Data section:
○ ○ ○ ○ ○

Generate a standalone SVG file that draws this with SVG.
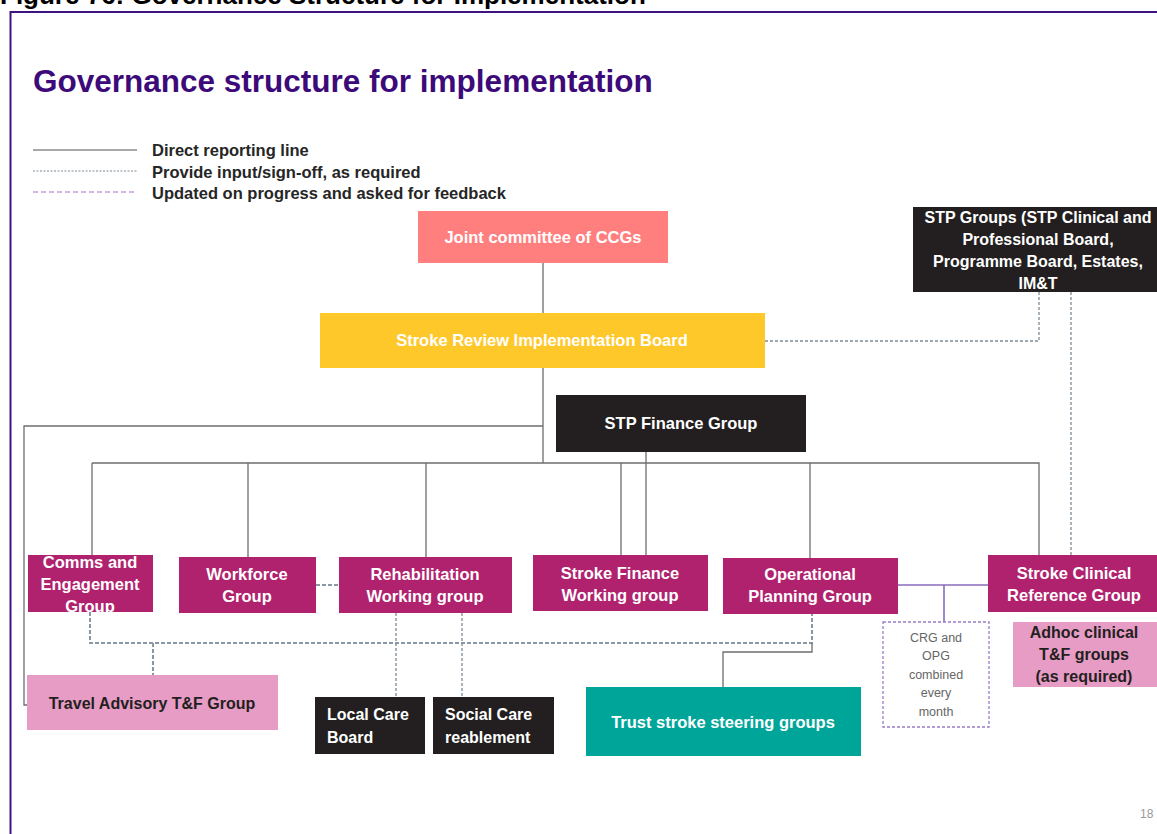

○ ○ ○ ○ ○

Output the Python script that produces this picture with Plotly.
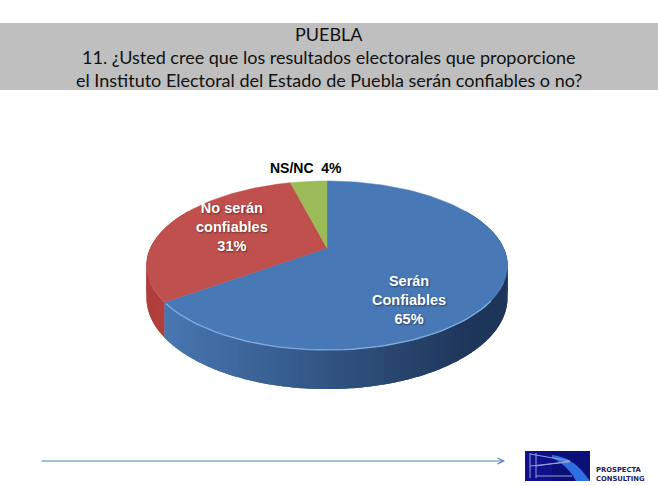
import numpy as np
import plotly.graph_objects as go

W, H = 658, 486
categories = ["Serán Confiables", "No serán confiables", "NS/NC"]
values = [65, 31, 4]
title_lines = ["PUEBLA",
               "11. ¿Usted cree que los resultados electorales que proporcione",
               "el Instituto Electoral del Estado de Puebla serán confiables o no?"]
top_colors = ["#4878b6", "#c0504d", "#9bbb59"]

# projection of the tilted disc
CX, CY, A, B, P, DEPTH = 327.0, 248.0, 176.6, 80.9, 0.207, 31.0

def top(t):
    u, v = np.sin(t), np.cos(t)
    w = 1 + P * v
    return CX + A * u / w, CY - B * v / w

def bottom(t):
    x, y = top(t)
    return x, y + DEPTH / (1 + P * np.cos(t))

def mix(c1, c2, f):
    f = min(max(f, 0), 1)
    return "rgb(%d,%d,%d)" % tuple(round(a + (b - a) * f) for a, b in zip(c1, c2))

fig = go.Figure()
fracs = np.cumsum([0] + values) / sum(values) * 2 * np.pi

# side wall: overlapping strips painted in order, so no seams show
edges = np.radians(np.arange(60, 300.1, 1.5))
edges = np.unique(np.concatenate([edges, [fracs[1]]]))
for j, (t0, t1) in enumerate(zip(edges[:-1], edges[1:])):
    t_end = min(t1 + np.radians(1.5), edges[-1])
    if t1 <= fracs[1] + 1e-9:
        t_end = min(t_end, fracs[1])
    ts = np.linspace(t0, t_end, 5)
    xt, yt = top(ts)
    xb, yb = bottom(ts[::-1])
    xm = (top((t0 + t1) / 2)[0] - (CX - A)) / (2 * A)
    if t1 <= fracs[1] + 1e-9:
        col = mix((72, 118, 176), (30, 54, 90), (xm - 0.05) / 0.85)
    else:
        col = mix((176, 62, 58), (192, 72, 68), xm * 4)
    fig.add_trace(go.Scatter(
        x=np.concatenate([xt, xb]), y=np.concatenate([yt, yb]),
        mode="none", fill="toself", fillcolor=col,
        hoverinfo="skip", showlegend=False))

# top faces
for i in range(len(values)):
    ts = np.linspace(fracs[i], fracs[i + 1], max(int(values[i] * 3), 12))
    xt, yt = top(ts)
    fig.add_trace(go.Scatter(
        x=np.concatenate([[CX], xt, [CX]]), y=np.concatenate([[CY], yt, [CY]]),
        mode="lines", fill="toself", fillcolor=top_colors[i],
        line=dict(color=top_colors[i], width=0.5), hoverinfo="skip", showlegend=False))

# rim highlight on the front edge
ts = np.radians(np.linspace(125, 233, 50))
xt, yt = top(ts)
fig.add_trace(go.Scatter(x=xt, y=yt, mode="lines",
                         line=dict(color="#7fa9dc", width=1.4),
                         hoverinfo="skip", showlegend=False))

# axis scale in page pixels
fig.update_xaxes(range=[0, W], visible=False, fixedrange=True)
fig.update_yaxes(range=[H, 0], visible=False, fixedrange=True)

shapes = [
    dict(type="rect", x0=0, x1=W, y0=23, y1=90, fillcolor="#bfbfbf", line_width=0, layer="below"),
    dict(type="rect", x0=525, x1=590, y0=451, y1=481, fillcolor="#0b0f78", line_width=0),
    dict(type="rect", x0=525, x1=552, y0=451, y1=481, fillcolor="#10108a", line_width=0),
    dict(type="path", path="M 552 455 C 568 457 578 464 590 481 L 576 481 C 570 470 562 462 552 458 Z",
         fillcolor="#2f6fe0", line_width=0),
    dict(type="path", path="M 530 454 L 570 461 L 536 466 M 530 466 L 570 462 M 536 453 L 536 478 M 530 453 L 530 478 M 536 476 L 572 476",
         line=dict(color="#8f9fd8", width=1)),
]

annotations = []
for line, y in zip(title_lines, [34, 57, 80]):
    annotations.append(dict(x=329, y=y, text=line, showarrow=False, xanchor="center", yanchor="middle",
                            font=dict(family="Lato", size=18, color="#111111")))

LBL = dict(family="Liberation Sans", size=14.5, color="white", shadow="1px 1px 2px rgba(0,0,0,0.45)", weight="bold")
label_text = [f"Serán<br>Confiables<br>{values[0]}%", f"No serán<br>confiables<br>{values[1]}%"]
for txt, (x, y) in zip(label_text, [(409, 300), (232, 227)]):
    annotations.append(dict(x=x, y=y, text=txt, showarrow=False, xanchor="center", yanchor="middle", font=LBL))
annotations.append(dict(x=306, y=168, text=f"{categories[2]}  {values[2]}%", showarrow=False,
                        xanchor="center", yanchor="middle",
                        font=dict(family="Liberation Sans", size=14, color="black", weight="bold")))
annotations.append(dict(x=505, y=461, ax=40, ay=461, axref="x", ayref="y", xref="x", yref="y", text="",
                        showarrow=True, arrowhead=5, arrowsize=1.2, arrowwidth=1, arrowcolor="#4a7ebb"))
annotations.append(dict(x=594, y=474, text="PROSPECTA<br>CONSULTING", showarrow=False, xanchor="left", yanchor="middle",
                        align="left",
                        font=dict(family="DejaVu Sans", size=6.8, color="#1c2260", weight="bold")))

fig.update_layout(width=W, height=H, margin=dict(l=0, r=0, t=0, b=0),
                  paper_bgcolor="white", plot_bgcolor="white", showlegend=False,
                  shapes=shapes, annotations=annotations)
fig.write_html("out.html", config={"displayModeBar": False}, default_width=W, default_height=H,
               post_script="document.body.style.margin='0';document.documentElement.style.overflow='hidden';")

○ ○ ○ ○ ○

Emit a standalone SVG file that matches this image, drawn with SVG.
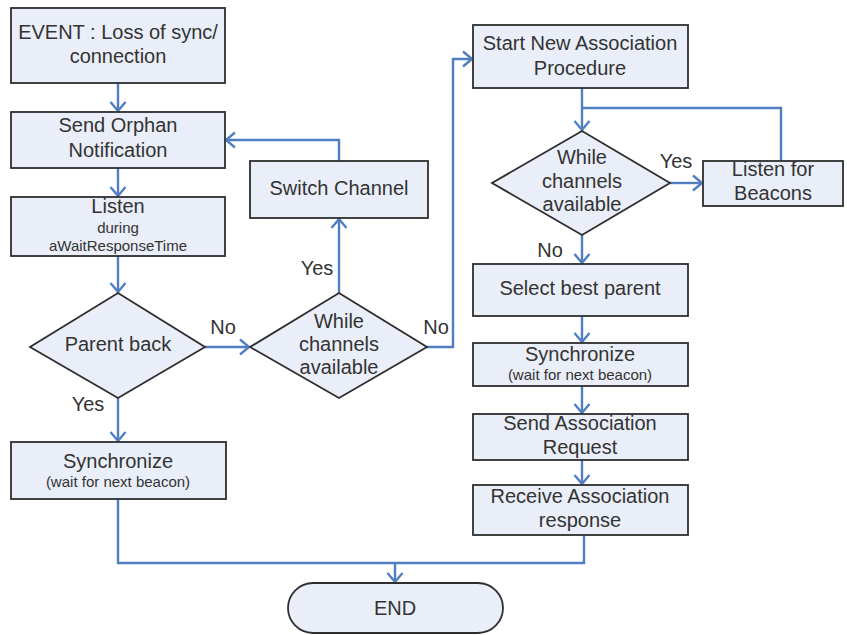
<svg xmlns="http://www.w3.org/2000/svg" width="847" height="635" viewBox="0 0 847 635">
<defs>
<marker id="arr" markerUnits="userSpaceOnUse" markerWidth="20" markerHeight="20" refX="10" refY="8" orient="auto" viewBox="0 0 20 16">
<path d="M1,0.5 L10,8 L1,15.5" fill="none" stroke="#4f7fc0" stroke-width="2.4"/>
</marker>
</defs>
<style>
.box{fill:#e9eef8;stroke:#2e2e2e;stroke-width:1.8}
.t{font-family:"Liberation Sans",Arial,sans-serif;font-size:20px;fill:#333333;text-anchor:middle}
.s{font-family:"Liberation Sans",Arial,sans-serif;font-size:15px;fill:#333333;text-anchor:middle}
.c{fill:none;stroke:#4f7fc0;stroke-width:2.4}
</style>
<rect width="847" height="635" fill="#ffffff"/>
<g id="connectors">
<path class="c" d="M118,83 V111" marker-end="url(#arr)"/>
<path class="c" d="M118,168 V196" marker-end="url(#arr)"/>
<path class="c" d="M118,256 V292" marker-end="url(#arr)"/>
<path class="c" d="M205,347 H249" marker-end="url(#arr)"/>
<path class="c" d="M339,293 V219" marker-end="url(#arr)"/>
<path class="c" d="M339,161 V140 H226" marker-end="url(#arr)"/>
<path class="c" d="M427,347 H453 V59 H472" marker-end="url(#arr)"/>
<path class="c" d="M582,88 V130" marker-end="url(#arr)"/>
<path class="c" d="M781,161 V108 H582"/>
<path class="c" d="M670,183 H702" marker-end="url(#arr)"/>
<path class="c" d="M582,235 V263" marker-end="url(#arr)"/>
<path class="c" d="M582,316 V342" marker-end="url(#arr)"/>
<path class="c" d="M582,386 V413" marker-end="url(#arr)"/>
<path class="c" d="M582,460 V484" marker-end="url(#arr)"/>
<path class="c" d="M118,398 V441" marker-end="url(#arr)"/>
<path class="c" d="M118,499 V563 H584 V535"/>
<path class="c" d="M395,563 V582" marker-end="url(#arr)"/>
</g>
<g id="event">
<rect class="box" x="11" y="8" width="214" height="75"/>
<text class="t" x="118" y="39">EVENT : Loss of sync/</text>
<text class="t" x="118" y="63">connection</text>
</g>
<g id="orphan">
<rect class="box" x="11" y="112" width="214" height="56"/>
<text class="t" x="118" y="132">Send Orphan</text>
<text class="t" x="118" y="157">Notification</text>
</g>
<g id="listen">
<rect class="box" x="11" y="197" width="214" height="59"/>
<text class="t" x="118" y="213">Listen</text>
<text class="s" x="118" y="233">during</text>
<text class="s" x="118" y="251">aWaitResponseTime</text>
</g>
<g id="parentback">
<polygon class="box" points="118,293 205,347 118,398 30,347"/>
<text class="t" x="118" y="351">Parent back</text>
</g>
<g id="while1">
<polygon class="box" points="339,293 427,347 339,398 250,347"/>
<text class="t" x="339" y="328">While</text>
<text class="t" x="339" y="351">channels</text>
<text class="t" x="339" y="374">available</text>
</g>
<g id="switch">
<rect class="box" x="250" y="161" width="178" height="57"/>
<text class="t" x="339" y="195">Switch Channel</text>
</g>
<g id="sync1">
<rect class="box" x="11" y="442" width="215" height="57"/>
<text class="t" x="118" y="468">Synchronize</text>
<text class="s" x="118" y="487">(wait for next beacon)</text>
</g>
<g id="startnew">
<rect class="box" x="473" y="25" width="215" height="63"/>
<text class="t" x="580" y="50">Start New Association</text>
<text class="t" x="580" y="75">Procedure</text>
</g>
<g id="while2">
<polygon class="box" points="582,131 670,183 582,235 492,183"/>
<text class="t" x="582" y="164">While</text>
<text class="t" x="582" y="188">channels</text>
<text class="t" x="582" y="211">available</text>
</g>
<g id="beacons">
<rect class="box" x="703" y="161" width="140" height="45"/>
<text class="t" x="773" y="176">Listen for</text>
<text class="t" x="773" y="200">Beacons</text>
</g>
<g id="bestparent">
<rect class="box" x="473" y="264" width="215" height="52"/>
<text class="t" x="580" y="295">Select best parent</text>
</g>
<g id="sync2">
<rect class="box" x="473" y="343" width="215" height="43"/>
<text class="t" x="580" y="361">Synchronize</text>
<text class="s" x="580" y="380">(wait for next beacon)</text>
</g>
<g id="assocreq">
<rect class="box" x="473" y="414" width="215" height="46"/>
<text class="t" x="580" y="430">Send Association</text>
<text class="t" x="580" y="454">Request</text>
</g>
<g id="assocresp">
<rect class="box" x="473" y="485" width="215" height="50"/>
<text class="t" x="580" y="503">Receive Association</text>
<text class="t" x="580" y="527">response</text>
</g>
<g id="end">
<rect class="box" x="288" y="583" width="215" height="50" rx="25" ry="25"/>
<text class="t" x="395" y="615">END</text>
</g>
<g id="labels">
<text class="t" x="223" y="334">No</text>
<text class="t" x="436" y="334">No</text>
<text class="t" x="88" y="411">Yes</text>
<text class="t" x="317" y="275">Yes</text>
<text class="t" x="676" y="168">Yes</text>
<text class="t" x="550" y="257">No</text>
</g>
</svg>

○ ○ ○ ○ ○

Task details:
In the records above, find the line with "Output the Python" and the line with "return x, y + DEPTH / (1 + P * np.cos(t))", then restate word for word only those two lines and all lines between, omitting pictures.

Expected answer:
Output the Python script that produces this picture with Plotly.
import numpy as np
import plotly.graph_objects as go

W, H = 658, 486
categories = ["Serán Confiables", "No serán confiables", "NS/NC"]
values = [65, 31, 4]
title_lines = ["PUEBLA",
               "11. ¿Usted cree que los resultados electorales que proporcione",
               "el Instituto Electoral del Estado de Puebla serán confiables o no?"]
top_colors = ["#4878b6", "#c0504d", "#9bbb59"]

# projection of the tilted disc
CX, CY, A, B, P, DEPTH = 327.0, 248.0, 176.6, 80.9, 0.207, 31.0

def top(t):
    u, v = np.sin(t), np.cos(t)
    w = 1 + P * v
    return CX + A * u / w, CY - B * v / w

def bottom(t):
    x, y = top(t)
    return x, y + DEPTH / (1 + P * np.cos(t))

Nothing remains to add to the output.